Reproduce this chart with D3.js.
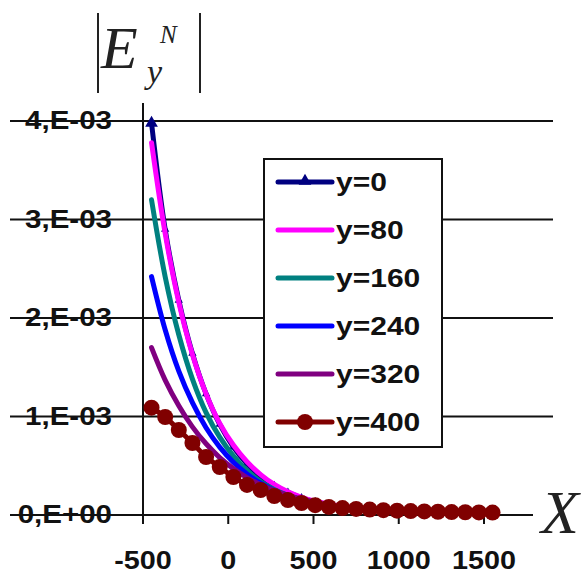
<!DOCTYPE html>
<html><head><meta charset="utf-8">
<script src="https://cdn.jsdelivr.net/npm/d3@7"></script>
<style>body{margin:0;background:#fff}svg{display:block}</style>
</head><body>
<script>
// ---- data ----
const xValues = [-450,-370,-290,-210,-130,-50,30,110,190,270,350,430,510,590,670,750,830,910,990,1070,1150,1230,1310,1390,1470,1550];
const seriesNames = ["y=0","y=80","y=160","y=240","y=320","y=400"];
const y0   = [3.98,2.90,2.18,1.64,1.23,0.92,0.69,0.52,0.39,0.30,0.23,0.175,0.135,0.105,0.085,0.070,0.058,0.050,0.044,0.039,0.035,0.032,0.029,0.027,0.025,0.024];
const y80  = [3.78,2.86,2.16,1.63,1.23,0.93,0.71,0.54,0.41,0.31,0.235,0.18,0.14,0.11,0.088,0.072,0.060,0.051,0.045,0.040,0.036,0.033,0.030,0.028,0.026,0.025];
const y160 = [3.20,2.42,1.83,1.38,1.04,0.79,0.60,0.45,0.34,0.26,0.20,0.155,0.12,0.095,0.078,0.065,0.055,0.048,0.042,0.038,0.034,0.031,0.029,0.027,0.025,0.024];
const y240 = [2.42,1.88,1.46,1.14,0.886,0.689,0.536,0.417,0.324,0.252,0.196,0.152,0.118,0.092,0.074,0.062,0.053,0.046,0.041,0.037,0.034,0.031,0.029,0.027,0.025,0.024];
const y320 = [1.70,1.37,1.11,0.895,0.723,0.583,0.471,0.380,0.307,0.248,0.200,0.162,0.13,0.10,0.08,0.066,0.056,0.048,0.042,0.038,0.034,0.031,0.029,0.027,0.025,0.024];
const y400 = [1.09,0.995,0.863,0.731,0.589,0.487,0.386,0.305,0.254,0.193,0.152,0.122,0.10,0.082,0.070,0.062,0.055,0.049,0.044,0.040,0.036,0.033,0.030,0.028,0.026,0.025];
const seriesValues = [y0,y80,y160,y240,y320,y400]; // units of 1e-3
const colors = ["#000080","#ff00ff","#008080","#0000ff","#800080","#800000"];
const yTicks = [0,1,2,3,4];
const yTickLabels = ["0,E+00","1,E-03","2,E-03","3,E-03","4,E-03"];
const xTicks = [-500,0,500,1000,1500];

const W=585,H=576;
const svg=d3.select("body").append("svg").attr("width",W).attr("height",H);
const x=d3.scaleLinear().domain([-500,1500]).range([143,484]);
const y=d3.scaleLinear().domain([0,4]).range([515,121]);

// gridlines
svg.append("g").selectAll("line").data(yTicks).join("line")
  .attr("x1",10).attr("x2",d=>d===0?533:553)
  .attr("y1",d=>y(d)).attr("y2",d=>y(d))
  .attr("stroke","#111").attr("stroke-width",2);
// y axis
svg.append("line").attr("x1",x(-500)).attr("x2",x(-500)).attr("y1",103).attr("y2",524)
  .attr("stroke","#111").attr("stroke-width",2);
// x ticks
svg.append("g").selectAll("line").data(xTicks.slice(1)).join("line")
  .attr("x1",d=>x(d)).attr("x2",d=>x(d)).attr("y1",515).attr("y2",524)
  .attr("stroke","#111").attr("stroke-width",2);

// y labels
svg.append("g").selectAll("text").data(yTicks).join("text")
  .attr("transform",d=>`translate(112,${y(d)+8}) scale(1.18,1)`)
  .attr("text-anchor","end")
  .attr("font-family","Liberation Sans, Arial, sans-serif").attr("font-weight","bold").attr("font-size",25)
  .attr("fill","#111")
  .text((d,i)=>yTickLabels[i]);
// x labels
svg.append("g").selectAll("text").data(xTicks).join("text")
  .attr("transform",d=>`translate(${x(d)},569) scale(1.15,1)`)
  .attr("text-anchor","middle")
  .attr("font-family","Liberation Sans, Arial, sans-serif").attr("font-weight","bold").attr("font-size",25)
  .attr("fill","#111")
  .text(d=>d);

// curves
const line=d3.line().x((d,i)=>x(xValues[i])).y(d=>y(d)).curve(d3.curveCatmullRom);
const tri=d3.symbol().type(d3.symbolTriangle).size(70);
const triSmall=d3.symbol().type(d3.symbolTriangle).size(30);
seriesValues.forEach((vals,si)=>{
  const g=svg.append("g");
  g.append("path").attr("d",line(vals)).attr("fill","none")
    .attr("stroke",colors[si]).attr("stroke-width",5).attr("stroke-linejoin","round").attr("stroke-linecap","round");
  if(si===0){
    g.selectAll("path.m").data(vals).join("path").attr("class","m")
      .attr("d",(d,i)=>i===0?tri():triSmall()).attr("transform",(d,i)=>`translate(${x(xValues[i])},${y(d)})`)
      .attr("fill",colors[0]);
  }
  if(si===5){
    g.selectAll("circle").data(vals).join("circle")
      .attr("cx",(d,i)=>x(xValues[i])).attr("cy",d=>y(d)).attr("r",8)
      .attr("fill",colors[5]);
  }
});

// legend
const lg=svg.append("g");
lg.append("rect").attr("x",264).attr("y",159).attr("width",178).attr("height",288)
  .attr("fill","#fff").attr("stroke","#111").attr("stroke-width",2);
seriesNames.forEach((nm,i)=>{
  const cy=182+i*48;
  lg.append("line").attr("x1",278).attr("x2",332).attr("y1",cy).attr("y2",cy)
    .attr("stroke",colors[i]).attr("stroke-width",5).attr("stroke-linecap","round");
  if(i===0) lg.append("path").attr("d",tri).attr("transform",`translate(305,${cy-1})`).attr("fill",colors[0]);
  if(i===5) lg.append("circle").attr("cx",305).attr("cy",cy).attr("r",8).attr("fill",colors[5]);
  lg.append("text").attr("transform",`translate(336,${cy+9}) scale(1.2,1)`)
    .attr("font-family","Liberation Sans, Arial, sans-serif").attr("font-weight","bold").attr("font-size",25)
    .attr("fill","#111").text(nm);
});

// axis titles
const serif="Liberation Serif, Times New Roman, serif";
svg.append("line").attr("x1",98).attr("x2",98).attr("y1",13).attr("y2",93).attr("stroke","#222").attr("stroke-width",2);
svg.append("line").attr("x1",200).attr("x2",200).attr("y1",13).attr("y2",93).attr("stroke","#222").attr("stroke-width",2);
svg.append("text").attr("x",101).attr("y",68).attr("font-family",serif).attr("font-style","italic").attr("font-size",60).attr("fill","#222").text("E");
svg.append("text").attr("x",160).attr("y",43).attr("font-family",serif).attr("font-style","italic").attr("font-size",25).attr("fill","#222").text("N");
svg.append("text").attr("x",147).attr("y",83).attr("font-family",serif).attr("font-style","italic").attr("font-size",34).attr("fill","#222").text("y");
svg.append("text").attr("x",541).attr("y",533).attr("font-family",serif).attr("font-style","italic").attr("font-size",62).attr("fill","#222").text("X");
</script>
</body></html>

━━━━━━

Set down the complete material exactly, but do not include the images.

Reproduce this chart with D3.js.
<!DOCTYPE html>
<html><head><meta charset="utf-8">
<script src="https://cdn.jsdelivr.net/npm/d3@7"></script>
<style>body{margin:0;background:#fff}svg{display:block}</style>
</head><body>
<script>
// ---- data ----
const xValues = [-450,-370,-290,-210,-130,-50,30,110,190,270,350,430,510,590,670,750,830,910,990,1070,1150,1230,1310,1390,1470,1550];
const seriesNames = ["y=0","y=80","y=160","y=240","y=320","y=400"];
const y0   = [3.98,2.90,2.18,1.64,1.23,0.92,0.69,0.52,0.39,0.30,0.23,0.175,0.135,0.105,0.085,0.070,0.058,0.050,0.044,0.039,0.035,0.032,0.029,0.027,0.025,0.024];
const y80  = [3.78,2.86,2.16,1.63,1.23,0.93,0.71,0.54,0.41,0.31,0.235,0.18,0.14,0.11,0.088,0.072,0.060,0.051,0.045,0.040,0.036,0.033,0.030,0.028,0.026,0.025];
const y160 = [3.20,2.42,1.83,1.38,1.04,0.79,0.60,0.45,0.34,0.26,0.20,0.155,0.12,0.095,0.078,0.065,0.055,0.048,0.042,0.038,0.034,0.031,0.029,0.027,0.025,0.024];
const y240 = [2.42,1.88,1.46,1.14,0.886,0.689,0.536,0.417,0.324,0.252,0.196,0.152,0.118,0.092,0.074,0.062,0.053,0.046,0.041,0.037,0.034,0.031,0.029,0.027,0.025,0.024];
const y320 = [1.70,1.37,1.11,0.895,0.723,0.583,0.471,0.380,0.307,0.248,0.200,0.162,0.13,0.10,0.08,0.066,0.056,0.048,0.042,0.038,0.034,0.031,0.029,0.027,0.025,0.024];
const y400 = [1.09,0.995,0.863,0.731,0.589,0.487,0.386,0.305,0.254,0.193,0.152,0.122,0.10,0.082,0.070,0.062,0.055,0.049,0.044,0.040,0.036,0.033,0.030,0.028,0.026,0.025];
const seriesValues = [y0,y80,y160,y240,y320,y400]; // units of 1e-3
const colors = ["#000080","#ff00ff","#008080","#0000ff","#800080","#800000"];
const yTicks = [0,1,2,3,4];
const yTickLabels = ["0,E+00","1,E-03","2,E-03","3,E-03","4,E-03"];
const xTicks = [-500,0,500,1000,1500];

const W=585,H=576;
const svg=d3.select("body").append("svg").attr("width",W).attr("height",H);
const x=d3.scaleLinear().domain([-500,1500]).range([143,484]);
const y=d3.scaleLinear().domain([0,4]).range([515,121]);

// gridlines
svg.append("g").selectAll("line").data(yTicks).join("line")
  .attr("x1",10).attr("x2",d=>d===0?533:553)
  .attr("y1",d=>y(d)).attr("y2",d=>y(d))
  .attr("stroke","#111").attr("stroke-width",2);
// y axis
svg.append("line").attr("x1",x(-500)).attr("x2",x(-500)).attr("y1",103).attr("y2",524)
  .attr("stroke","#111").attr("stroke-width",2);
// x ticks
svg.append("g").selectAll("line").data(xTicks.slice(1)).join("line")
  .attr("x1",d=>x(d)).attr("x2",d=>x(d)).attr("y1",515).attr("y2",524)
  .attr("stroke","#111").attr("stroke-width",2);

// y labels
svg.append("g").selectAll("text").data(yTicks).join("text")
  .attr("transform",d=>`translate(112,${y(d)+8}) scale(1.18,1)`)
  .attr("text-anchor","end")
  .attr("font-family","Liberation Sans, Arial, sans-serif").attr("font-weight","bold").attr("font-size",25)
  .attr("fill","#111")
  .text((d,i)=>yTickLabels[i]);
// x labels
svg.append("g").selectAll("text").data(xTicks).join("text")
  .attr("transform",d=>`translate(${x(d)},569) scale(1.15,1)`)
  .attr("text-anchor","middle")
  .attr("font-family","Liberation Sans, Arial, sans-serif").attr("font-weight","bold").attr("font-size",25)
  .attr("fill","#111")
  .text(d=>d);

// curves
const line=d3.line().x((d,i)=>x(xValues[i])).y(d=>y(d)).curve(d3.curveCatmullRom);
const tri=d3.symbol().type(d3.symbolTriangle).size(70);
const triSmall=d3.symbol().type(d3.symbolTriangle).size(30);
seriesValues.forEach((vals,si)=>{
  const g=svg.append("g");
  g.append("path").attr("d",line(vals)).attr("fill","none")
    .attr("stroke",colors[si]).attr("stroke-width",5).attr("stroke-linejoin","round").attr("stroke-linecap","round");
  if(si===0){
    g.selectAll("path.m").data(vals).join("path").attr("class","m")
      .attr("d",(d,i)=>i===0?tri():triSmall()).attr("transform",(d,i)=>`translate(${x(xValues[i])},${y(d)})`)
      .attr("fill",colors[0]);
  }
  if(si===5){
    g.selectAll("circle").data(vals).join("circle")
      .attr("cx",(d,i)=>x(xValues[i])).attr("cy",d=>y(d)).attr("r",8)
      .attr("fill",colors[5]);
  }
});

// legend
const lg=svg.append("g");
lg.append("rect").attr("x",264).attr("y",159).attr("width",178).attr("height",288)
  .attr("fill","#fff").attr("stroke","#111").attr("stroke-width",2);
seriesNames.forEach((nm,i)=>{
  const cy=182+i*48;
  lg.append("line").attr("x1",278).attr("x2",332).attr("y1",cy).attr("y2",cy)
    .attr("stroke",colors[i]).attr("stroke-width",5).attr("stroke-linecap","round");
  if(i===0) lg.append("path").attr("d",tri).attr("transform",`translate(305,${cy-1})`).attr("fill",colors[0]);
  if(i===5) lg.append("circle").attr("cx",305).attr("cy",cy).attr("r",8).attr("fill",colors[5]);
  lg.append("text").attr("transform",`translate(336,${cy+9}) scale(1.2,1)`)
    .attr("font-family","Liberation Sans, Arial, sans-serif").attr("font-weight","bold").attr("font-size",25)
    .attr("fill","#111").text(nm);
});

// axis titles
const serif="Liberation Serif, Times New Roman, serif";
svg.append("line").attr("x1",98).attr("x2",98).attr("y1",13).attr("y2",93).attr("stroke","#222").attr("stroke-width",2);
svg.append("line").attr("x1",200).attr("x2",200).attr("y1",13).attr("y2",93).attr("stroke","#222").attr("stroke-width",2);
svg.append("text").attr("x",101).attr("y",68).attr("font-family",serif).attr("font-style","italic").attr("font-size",60).attr("fill","#222").text("E");
svg.append("text").attr("x",160).attr("y",43).attr("font-family",serif).attr("font-style","italic").attr("font-size",25).attr("fill","#222").text("N");
svg.append("text").attr("x",147).attr("y",83).attr("font-family",serif).attr("font-style","italic").attr("font-size",34).attr("fill","#222").text("y");
svg.append("text").attr("x",541).attr("y",533).attr("font-family",serif).attr("font-style","italic").attr("font-size",62).attr("fill","#222").text("X");
</script>
</body></html>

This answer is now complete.